Requirement ▸ Reproduce the listing verbatim.

Data extract ▸
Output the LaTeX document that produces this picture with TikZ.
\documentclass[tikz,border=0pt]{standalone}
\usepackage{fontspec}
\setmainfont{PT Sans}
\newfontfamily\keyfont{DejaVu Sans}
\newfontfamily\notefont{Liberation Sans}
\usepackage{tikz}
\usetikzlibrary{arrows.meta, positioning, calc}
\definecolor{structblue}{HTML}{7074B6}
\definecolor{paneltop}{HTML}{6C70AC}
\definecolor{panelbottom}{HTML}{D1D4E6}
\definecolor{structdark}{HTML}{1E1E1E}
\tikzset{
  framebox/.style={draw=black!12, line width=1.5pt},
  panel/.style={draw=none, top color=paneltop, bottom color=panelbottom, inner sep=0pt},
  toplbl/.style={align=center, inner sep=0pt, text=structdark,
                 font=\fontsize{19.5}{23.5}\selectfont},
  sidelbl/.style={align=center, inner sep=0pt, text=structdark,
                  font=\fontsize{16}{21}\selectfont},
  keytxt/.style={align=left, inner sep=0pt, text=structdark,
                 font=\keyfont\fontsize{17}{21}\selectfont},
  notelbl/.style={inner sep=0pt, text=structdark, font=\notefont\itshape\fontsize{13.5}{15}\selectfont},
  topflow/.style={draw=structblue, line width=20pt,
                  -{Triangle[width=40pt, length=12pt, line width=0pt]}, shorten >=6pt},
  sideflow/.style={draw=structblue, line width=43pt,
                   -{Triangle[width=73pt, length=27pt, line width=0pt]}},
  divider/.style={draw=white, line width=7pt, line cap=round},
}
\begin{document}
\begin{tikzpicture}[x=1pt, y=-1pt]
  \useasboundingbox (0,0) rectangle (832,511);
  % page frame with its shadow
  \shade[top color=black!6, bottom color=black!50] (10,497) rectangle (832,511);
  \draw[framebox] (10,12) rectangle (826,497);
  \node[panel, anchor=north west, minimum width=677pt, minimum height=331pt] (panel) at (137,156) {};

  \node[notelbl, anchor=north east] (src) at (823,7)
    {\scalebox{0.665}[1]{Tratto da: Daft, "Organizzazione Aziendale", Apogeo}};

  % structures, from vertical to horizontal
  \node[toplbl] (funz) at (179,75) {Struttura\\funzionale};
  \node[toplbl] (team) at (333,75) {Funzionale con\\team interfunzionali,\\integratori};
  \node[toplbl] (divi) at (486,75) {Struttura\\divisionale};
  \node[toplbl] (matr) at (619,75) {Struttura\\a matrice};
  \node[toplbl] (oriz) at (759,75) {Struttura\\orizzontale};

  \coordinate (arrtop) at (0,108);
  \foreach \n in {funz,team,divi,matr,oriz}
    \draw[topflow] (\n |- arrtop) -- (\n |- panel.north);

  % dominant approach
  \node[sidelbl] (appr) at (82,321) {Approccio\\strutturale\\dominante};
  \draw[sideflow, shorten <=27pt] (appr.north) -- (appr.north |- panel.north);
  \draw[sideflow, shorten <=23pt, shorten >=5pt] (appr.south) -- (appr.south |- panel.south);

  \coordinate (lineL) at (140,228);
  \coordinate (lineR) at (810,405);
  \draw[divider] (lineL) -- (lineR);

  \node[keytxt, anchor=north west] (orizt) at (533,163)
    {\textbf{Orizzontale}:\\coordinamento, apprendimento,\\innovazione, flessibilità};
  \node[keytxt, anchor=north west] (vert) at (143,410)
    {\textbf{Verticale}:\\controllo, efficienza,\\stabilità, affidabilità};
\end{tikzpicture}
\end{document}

Output ▸
Output the LaTeX document that produces this picture with TikZ.
\documentclass[tikz,border=0pt]{standalone}
\usepackage{fontspec}
\setmainfont{PT Sans}
\newfontfamily\keyfont{DejaVu Sans}
\newfontfamily\notefont{Liberation Sans}
\usepackage{tikz}
\usetikzlibrary{arrows.meta, positioning, calc}
\definecolor{structblue}{HTML}{7074B6}
\definecolor{paneltop}{HTML}{6C70AC}
\definecolor{panelbottom}{HTML}{D1D4E6}
\definecolor{structdark}{HTML}{1E1E1E}
\tikzset{
  framebox/.style={draw=black!12, line width=1.5pt},
  panel/.style={draw=none, top color=paneltop, bottom color=panelbottom, inner sep=0pt},
  toplbl/.style={align=center, inner sep=0pt, text=structdark,
                 font=\fontsize{19.5}{23.5}\selectfont},
  sidelbl/.style={align=center, inner sep=0pt, text=structdark,
                  font=\fontsize{16}{21}\selectfont},
  keytxt/.style={align=left, inner sep=0pt, text=structdark,
                 font=\keyfont\fontsize{17}{21}\selectfont},
  notelbl/.style={inner sep=0pt, text=structdark, font=\notefont\itshape\fontsize{13.5}{15}\selectfont},
  topflow/.style={draw=structblue, line width=20pt,
                  -{Triangle[width=40pt, length=12pt, line width=0pt]}, shorten >=6pt},
  sideflow/.style={draw=structblue, line width=43pt,
                   -{Triangle[width=73pt, length=27pt, line width=0pt]}},
  divider/.style={draw=white, line width=7pt, line cap=round},
}
\begin{document}
\begin{tikzpicture}[x=1pt, y=-1pt]
  \useasboundingbox (0,0) rectangle (832,511);
  % page frame with its shadow
  \shade[top color=black!6, bottom color=black!50] (10,497) rectangle (832,511);
  \draw[framebox] (10,12) rectangle (826,497);
  \node[panel, anchor=north west, minimum width=677pt, minimum height=331pt] (panel) at (137,156) {};

  \node[notelbl, anchor=north east] (src) at (823,7)
    {\scalebox{0.665}[1]{Tratto da: Daft, "Organizzazione Aziendale", Apogeo}};

  % structures, from vertical to horizontal
  \node[toplbl] (funz) at (179,75) {Struttura\\funzionale};
  \node[toplbl] (team) at (333,75) {Funzionale con\\team interfunzionali,\\integratori};
  \node[toplbl] (divi) at (486,75) {Struttura\\divisionale};
  \node[toplbl] (matr) at (619,75) {Struttura\\a matrice};
  \node[toplbl] (oriz) at (759,75) {Struttura\\orizzontale};

  \coordinate (arrtop) at (0,108);
  \foreach \n in {funz,team,divi,matr,oriz}
    \draw[topflow] (\n |- arrtop) -- (\n |- panel.north);

  % dominant approach
  \node[sidelbl] (appr) at (82,321) {Approccio\\strutturale\\dominante};
  \draw[sideflow, shorten <=27pt] (appr.north) -- (appr.north |- panel.north);
  \draw[sideflow, shorten <=23pt, shorten >=5pt] (appr.south) -- (appr.south |- panel.south);

  \coordinate (lineL) at (140,228);
  \coordinate (lineR) at (810,405);
  \draw[divider] (lineL) -- (lineR);

  \node[keytxt, anchor=north west] (orizt) at (533,163)
    {\textbf{Orizzontale}:\\coordinamento, apprendimento,\\innovazione, flessibilità};
  \node[keytxt, anchor=north west] (vert) at (143,410)
    {\textbf{Verticale}:\\controllo, efficienza,\\stabilità, affidabilità};
\end{tikzpicture}
\end{document}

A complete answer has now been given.